All of this anti-Sharia activity has come despite the complete absence of evidence of the unconstitutional application of foreign or religious law in our judicial system. It has also come with a great deal of political handwringing—and myth making—about the threat of Sharia overtaking this country. This has led, in turn, to a false perception among a growing number of Americans that Sharia is a very real threat to our way of life and constitutional freedoms.

In fact, these legislative efforts are the proverbial solution in search of a problem. The separation of church and state embodied in U.S. and state constitutions prohibits our courts from applying or considering religious law in any way that would constitute government advancement of or entanglement with religious law.

He stated flatly that “concerns about a ‘creeping Sharia law’ are the stuff of pure paranoia.”

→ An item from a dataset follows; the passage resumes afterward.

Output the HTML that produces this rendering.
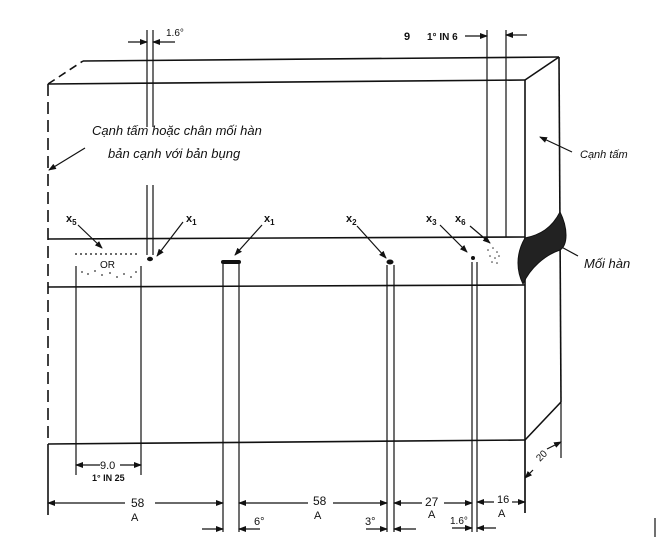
<!DOCTYPE html>
<html><head><meta charset="utf-8"><style>
html,body{margin:0;padding:0;background:#fff}
svg{display:block}
text{font-family:"Liberation Sans",sans-serif;fill:#111}
.it{font-style:italic;font-size:13px}
.s{font-size:11px;font-weight:bold}
</style></head><body>
<svg width="658" height="541" viewBox="0 0 658 541" xmlns="http://www.w3.org/2000/svg">
<defs><marker id="a" markerWidth="8" markerHeight="6" refX="7" refY="3" orient="auto" markerUnits="userSpaceOnUse"><path d="M0,0 L8,3 L0,6z" fill="#111"/></marker></defs>
<g stroke="#111" stroke-width="1.6" fill="none">
<!-- box -->
<line x1="83" y1="61" x2="559" y2="57"/>
<line x1="48" y1="84" x2="525" y2="80"/>
<line x1="48" y1="84" x2="83" y2="61" stroke-dasharray="8,5"/>
<line x1="48" y1="84" x2="48" y2="444" stroke-dasharray="12,6"/>
<line x1="525" y1="80" x2="559" y2="57"/>
<line x1="525" y1="80" x2="525" y2="513"/>
<line x1="559" y1="57" x2="561" y2="402"/>
<line x1="48" y1="444" x2="525" y2="440"/>
<line x1="525" y1="440" x2="561" y2="402"/>
<line x1="48" y1="239" x2="525" y2="237"/>
<line x1="48" y1="287" x2="525" y2="285"/>
<line x1="48" y1="444" x2="48" y2="515"/>
</g>
<g stroke="#111" stroke-width="1.2" fill="none">
<!-- vertical pairs -->
<line x1="147" y1="30" x2="147" y2="127"/><line x1="153" y1="30" x2="153" y2="127"/>
<line x1="147" y1="185" x2="147" y2="255"/><line x1="153" y1="185" x2="153" y2="255"/>
<line x1="76" y1="266" x2="76" y2="475"/><line x1="141" y1="266" x2="141" y2="475"/>
<line x1="223" y1="264" x2="223" y2="532"/><line x1="239" y1="264" x2="239" y2="532"/>
<line x1="387" y1="265" x2="387" y2="532"/><line x1="394" y1="265" x2="394" y2="532"/>
<line x1="472" y1="262" x2="472" y2="532"/><line x1="477" y1="262" x2="477" y2="532"/>
<line x1="487" y1="30" x2="487" y2="237"/><line x1="506" y1="30" x2="506" y2="237"/>
<line x1="525" y1="440" x2="525" y2="513"/>
<line x1="561" y1="402" x2="561" y2="458"/>
<!-- top dims -->
<line x1="128" y1="42" x2="147" y2="42" marker-end="url(#a)"/>
<line x1="175" y1="42" x2="153" y2="42" marker-end="url(#a)"/>
<line x1="465" y1="36" x2="487" y2="36" marker-end="url(#a)"/>
<line x1="527" y1="35" x2="506" y2="35" marker-end="url(#a)"/>
<!-- leaders -->
<line x1="85" y1="148" x2="49" y2="170" marker-end="url(#a)"/>
<line x1="572" y1="152" x2="540" y2="137" marker-end="url(#a)"/>
<line x1="578" y1="256" x2="556" y2="244"/>
<line x1="78" y1="225" x2="102" y2="248" marker-end="url(#a)"/>
<line x1="183" y1="222" x2="157" y2="256" marker-end="url(#a)"/>
<line x1="262" y1="225" x2="235" y2="255" marker-end="url(#a)"/>
<line x1="357" y1="226" x2="386" y2="258" marker-end="url(#a)"/>
<line x1="440" y1="225" x2="467" y2="252" marker-end="url(#a)"/>
<line x1="470" y1="226" x2="490" y2="243" marker-end="url(#a)"/>
<line x1="75" y1="254" x2="137" y2="254" stroke-dasharray="2,3"/>
<!-- bottom dims -->
<line x1="100" y1="465" x2="76" y2="465" marker-end="url(#a)"/>
<line x1="120" y1="465" x2="141" y2="465" marker-end="url(#a)"/>
<line x1="125" y1="503" x2="48" y2="503" marker-end="url(#a)"/>
<line x1="155" y1="503" x2="223" y2="503" marker-end="url(#a)"/>
<line x1="308" y1="503" x2="239" y2="503" marker-end="url(#a)"/>
<line x1="333" y1="503" x2="387" y2="503" marker-end="url(#a)"/>
<line x1="422" y1="503" x2="394" y2="503" marker-end="url(#a)"/>
<line x1="444" y1="503" x2="472" y2="503" marker-end="url(#a)"/>
<line x1="494" y1="502" x2="477" y2="502" marker-end="url(#a)"/>
<line x1="512" y1="502" x2="525" y2="502" marker-end="url(#a)"/>
<line x1="202" y1="529" x2="223" y2="529" marker-end="url(#a)"/>
<line x1="260" y1="529" x2="239" y2="529" marker-end="url(#a)"/>
<line x1="366" y1="529" x2="387" y2="529" marker-end="url(#a)"/>
<line x1="416" y1="529" x2="394" y2="529" marker-end="url(#a)"/>
<line x1="452" y1="528" x2="472" y2="528" marker-end="url(#a)"/>
<line x1="496" y1="528" x2="477" y2="528" marker-end="url(#a)"/>
<line x1="533" y1="470" x2="525" y2="478" marker-end="url(#a)"/>
<line x1="547" y1="449" x2="561" y2="442" marker-end="url(#a)"/>
<line x1="655" y1="518" x2="655" y2="537"/>
</g>
<!-- dots/markers -->
<ellipse cx="150" cy="259" rx="3" ry="2.2" fill="#111"/>
<rect x="221" y="260" width="20" height="4" rx="2" fill="#111"/>
<ellipse cx="390" cy="262" rx="3.5" ry="2.5" fill="#111"/>
<circle cx="473" cy="258" r="2" fill="#111"/>
<g fill="#333">
<circle cx="488" cy="250" r=".8"/><circle cx="493" cy="248" r=".8"/><circle cx="497" cy="252" r=".8"/><circle cx="490" cy="256" r=".8"/><circle cx="495" cy="258" r=".8"/><circle cx="499" cy="256" r=".8"/><circle cx="492" cy="262" r=".8"/><circle cx="497" cy="263" r=".8"/>
<circle cx="82" cy="272" r=".9"/><circle cx="88" cy="274" r=".9"/><circle cx="95" cy="271" r=".9"/><circle cx="102" cy="275" r=".9"/><circle cx="110" cy="273" r=".9"/><circle cx="117" cy="277" r=".9"/><circle cx="124" cy="274" r=".9"/><circle cx="131" cy="277" r=".9"/><circle cx="136" cy="272" r=".9"/>
</g>
<path d="M560,212 C568,228 568,245 560,250 C545,255 530,268 523,284 C517,272 515,255 525,238 C540,235 552,228 560,212Z" fill="#222" stroke="#111" stroke-width="1"/>
<!-- texts -->
<text x="166" y="36" style="font-size:10px">1.6°</text>
<text x="404" y="40" class="s">9</text>
<text x="427" y="40" style="font-size:10px;font-weight:bold">1° IN 6</text>
<text x="92" y="135" class="it">Cạnh tấm  hoặc chân mối hàn</text>
<text x="108" y="158" class="it">bản  cạnh với bản bụng</text>
<text x="580" y="158" class="it" style="font-size:11px">Cạnh tấm</text>
<text x="584" y="268" class="it">Mối hàn</text>
<text x="66" y="222" class="s">x<tspan font-size="8" dy="3">5</tspan></text>
<text x="186" y="222" class="s">x<tspan font-size="8" dy="3">1</tspan></text>
<text x="264" y="222" class="s">x<tspan font-size="8" dy="3">1</tspan></text>
<text x="346" y="222" class="s">x<tspan font-size="8" dy="3">2</tspan></text>
<text x="426" y="222" class="s">x<tspan font-size="8" dy="3">3</tspan></text>
<text x="455" y="222" class="s">x<tspan font-size="8" dy="3">6</tspan></text>
<text x="100" y="268" style="font-size:10px">OR</text>
<text x="100" y="469" style="font-size:11px">9.0</text>
<text x="92" y="481" style="font-size:9px;font-weight:bold">1° IN 25</text>
<text x="131" y="507" style="font-size:12px">58</text><text x="131" y="521" style="font-size:11px">A</text>
<text x="313" y="505" style="font-size:12px">58</text><text x="314" y="519" style="font-size:11px">A</text>
<text x="425" y="506" style="font-size:12px">27</text><text x="428" y="518" style="font-size:11px">A</text>
<text x="497" y="503" style="font-size:11px">16</text><text x="498" y="517" style="font-size:11px">A</text>
<text x="254" y="525" style="font-size:11px">6°</text>
<text x="365" y="525" style="font-size:11px">3°</text>
<text x="450" y="524" style="font-size:10px">1.6°</text>
<text x="0" y="0" style="font-size:10px" transform="translate(540,462) rotate(-45)">20</text>
</svg>
</body></html>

Foxman also took issue with the anti-Sharia legislative efforts that have appeared in certain states:

[The] anti-Sharia bills are more than a matter of unnecessary public policy. These measures are, at their core, predicated on prejudice and ignorance. They constitute a form of camouflaged bigotry that enables their proponents to advance an idea that finds fault with the Muslim faith and paints all Muslim Americans as foreigners and anti-American crusaders.

Foxman concluded by asking Americans to strive to create a nation that refuses to allow xenophobia to be acceptable:

We stand at a crossroads in American society. We have the option of heading down a path toward a greater tolerance of anti-Muslim xenophobia and fear of the ‘stranger in our midst,’ or we can rededicate ourselves to the ideal of an America that is open and welcoming to immigrants as well as minority groups who have been here for decades. Let us hope that the better nature of America will enable us to proceed down the second path and reject those who seek to divide us for political gain, or those who wish to stereotype and scapegoat an entire people because of their religious faith.

We should never diminish the very real threat of terrorism motivated by Islamist fundamentalism coming again to our shores. But as responsible, free-thinking Americans we must be careful to distinguish between the true threats to our freedoms, and identifying their sources, and those who loudly declaim against phantom threats that don’t really exist.

Click here to read Foxman’s op-ed.

Comments

Mitch Gilbert | August 11, 2011 – 7:20 pm

WOW….this from the same organization that said “NO” to the mosque near ground zero?  Foxman is living dangerously these days.  Such courage!  JWB, Honest Reporting, Jewish Ideas and the like, will surely write him off now as an “Arab lover.”